-- Start --
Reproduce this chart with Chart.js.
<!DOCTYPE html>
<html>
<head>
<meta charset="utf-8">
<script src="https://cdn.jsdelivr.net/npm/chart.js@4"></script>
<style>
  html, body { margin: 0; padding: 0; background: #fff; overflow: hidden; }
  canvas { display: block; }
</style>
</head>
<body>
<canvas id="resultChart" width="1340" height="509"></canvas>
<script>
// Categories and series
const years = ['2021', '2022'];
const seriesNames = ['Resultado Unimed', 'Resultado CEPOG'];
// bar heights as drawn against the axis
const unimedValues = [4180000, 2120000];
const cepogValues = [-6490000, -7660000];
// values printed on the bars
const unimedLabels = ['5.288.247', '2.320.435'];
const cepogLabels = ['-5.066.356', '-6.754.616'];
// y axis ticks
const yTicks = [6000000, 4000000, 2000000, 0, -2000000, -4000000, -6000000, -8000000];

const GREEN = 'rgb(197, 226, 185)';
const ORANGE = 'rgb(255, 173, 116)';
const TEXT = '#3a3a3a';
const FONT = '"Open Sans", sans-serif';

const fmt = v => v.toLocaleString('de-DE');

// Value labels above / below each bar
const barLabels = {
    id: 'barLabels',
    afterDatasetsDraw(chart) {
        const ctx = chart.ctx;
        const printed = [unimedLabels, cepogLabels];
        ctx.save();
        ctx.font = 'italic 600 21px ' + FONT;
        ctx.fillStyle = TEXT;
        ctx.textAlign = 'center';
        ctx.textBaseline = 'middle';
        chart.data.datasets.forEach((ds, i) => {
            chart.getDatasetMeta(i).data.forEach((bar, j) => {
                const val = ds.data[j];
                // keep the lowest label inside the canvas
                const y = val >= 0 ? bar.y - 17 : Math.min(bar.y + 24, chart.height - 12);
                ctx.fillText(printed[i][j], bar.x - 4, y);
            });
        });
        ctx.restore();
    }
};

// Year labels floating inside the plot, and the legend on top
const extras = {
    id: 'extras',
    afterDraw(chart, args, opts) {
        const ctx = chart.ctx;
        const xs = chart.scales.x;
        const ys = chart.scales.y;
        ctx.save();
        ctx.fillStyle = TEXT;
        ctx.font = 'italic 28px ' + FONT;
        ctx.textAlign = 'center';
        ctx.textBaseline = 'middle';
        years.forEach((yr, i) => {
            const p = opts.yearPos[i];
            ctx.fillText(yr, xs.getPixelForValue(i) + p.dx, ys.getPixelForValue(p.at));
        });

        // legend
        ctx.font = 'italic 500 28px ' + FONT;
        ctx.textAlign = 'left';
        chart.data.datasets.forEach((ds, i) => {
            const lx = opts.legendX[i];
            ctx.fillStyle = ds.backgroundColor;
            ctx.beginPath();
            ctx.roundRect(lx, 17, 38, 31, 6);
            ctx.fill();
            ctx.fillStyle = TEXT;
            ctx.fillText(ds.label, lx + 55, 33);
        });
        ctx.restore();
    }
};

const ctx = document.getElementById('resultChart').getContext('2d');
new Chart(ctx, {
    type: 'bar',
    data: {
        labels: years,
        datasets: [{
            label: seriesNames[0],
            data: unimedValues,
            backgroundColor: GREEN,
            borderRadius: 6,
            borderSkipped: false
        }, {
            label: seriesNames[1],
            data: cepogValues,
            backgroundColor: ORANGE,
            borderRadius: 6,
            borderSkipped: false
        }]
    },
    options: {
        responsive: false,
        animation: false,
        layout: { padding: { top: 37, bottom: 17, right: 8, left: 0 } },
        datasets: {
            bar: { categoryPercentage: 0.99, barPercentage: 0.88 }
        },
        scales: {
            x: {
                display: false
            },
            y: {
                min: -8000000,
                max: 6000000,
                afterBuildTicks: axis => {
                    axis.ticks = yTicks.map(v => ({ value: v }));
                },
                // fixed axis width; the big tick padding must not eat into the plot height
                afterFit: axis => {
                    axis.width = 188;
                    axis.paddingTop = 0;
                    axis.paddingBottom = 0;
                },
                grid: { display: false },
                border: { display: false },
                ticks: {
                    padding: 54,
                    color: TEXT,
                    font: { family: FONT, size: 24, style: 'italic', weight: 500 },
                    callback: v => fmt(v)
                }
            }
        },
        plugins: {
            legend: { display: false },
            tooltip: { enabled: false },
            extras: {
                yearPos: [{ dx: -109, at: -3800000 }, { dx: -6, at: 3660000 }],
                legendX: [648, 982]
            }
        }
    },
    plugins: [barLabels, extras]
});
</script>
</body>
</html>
-- End --
-- Start --
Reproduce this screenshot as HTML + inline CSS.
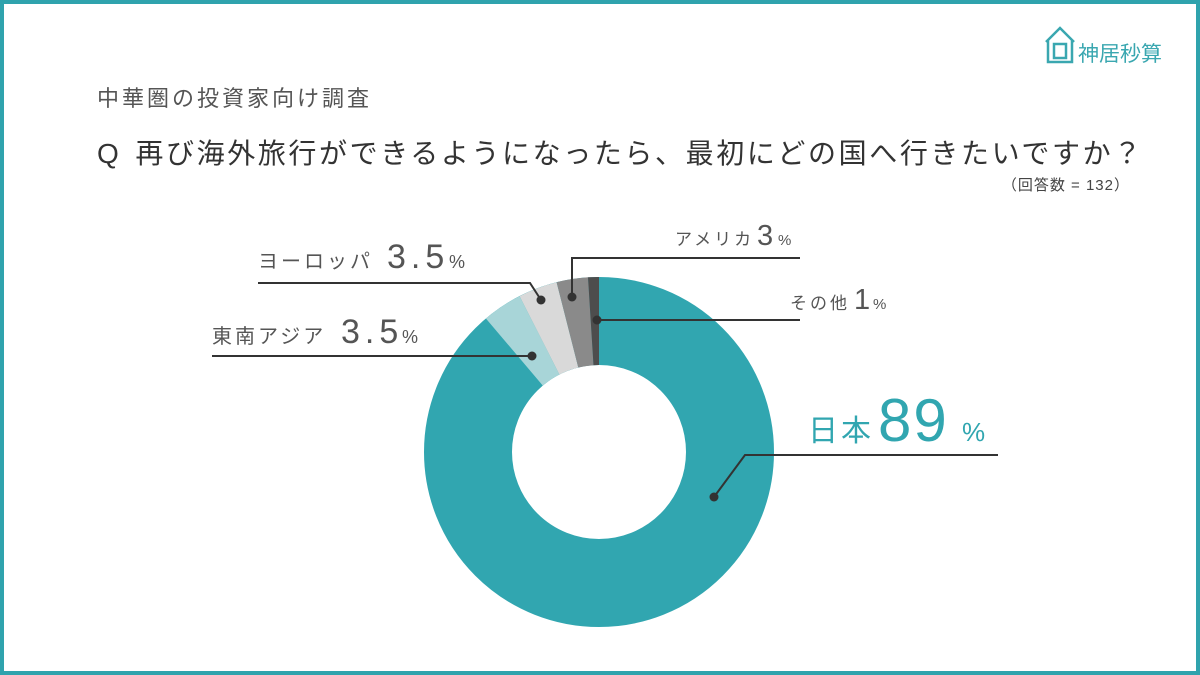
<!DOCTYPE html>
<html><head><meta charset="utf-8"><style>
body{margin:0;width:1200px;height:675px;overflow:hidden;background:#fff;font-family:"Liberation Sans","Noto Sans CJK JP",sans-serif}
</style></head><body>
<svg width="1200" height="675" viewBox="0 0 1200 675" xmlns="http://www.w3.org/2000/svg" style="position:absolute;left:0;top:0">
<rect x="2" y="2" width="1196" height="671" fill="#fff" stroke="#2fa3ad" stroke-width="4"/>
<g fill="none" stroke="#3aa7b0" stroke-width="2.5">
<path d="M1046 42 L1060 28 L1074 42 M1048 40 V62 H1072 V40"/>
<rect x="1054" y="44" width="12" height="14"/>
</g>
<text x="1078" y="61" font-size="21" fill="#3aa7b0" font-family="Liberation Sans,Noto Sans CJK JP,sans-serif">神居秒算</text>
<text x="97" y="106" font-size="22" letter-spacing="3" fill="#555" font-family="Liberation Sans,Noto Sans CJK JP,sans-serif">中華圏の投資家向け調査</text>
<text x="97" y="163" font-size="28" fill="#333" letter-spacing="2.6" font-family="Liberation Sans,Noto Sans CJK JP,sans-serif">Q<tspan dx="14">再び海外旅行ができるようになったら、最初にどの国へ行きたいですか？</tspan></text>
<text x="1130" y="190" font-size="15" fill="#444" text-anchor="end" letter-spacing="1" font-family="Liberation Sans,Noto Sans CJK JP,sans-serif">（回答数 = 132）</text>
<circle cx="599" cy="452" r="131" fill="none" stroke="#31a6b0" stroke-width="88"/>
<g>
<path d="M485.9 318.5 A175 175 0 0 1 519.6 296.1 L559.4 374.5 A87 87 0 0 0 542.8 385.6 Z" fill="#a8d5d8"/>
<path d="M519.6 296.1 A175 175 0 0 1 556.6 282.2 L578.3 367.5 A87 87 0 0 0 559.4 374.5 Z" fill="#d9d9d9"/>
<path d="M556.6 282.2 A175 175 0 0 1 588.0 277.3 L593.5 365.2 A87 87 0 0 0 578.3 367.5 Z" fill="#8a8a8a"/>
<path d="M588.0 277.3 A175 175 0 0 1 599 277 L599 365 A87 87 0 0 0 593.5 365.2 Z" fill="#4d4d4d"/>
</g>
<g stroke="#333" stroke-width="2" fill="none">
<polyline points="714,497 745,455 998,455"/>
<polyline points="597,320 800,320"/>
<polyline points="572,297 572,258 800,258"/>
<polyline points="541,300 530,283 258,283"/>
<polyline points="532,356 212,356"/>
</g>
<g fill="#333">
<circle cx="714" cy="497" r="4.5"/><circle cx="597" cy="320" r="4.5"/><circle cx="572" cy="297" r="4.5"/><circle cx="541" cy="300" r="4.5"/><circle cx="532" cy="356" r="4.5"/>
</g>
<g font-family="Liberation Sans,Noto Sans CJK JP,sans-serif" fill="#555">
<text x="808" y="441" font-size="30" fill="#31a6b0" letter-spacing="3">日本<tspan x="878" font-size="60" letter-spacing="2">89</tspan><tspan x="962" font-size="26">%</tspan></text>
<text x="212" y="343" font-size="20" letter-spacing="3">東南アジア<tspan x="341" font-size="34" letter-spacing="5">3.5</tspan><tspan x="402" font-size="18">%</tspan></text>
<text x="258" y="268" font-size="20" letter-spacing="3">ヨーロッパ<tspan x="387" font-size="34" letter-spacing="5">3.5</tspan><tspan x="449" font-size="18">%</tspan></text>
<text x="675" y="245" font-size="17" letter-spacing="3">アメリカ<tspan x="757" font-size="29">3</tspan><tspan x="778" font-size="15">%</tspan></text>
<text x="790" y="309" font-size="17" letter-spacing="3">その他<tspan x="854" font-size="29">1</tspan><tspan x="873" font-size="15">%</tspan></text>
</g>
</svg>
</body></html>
-- End --
Produce only the lines from the line containing "Reproduce this chart with Chart.js." through the line containing "const fmt = v => v.toLocaleString('de-DE');", inclusive of both, exactly as they stand in the entries above.

**RESPONSE FOR THIS EXERCISE**
Reproduce this chart with Chart.js.
<!DOCTYPE html>
<html>
<head>
<meta charset="utf-8">
<script src="https://cdn.jsdelivr.net/npm/chart.js@4"></script>
<style>
  html, body { margin: 0; padding: 0; background: #fff; overflow: hidden; }
  canvas { display: block; }
</style>
</head>
<body>
<canvas id="resultChart" width="1340" height="509"></canvas>
<script>
// Categories and series
const years = ['2021', '2022'];
const seriesNames = ['Resultado Unimed', 'Resultado CEPOG'];
// bar heights as drawn against the axis
const unimedValues = [4180000, 2120000];
const cepogValues = [-6490000, -7660000];
// values printed on the bars
const unimedLabels = ['5.288.247', '2.320.435'];
const cepogLabels = ['-5.066.356', '-6.754.616'];
// y axis ticks
const yTicks = [6000000, 4000000, 2000000, 0, -2000000, -4000000, -6000000, -8000000];

const GREEN = 'rgb(197, 226, 185)';
const ORANGE = 'rgb(255, 173, 116)';
const TEXT = '#3a3a3a';
const FONT = '"Open Sans", sans-serif';

const fmt = v => v.toLocaleString('de-DE');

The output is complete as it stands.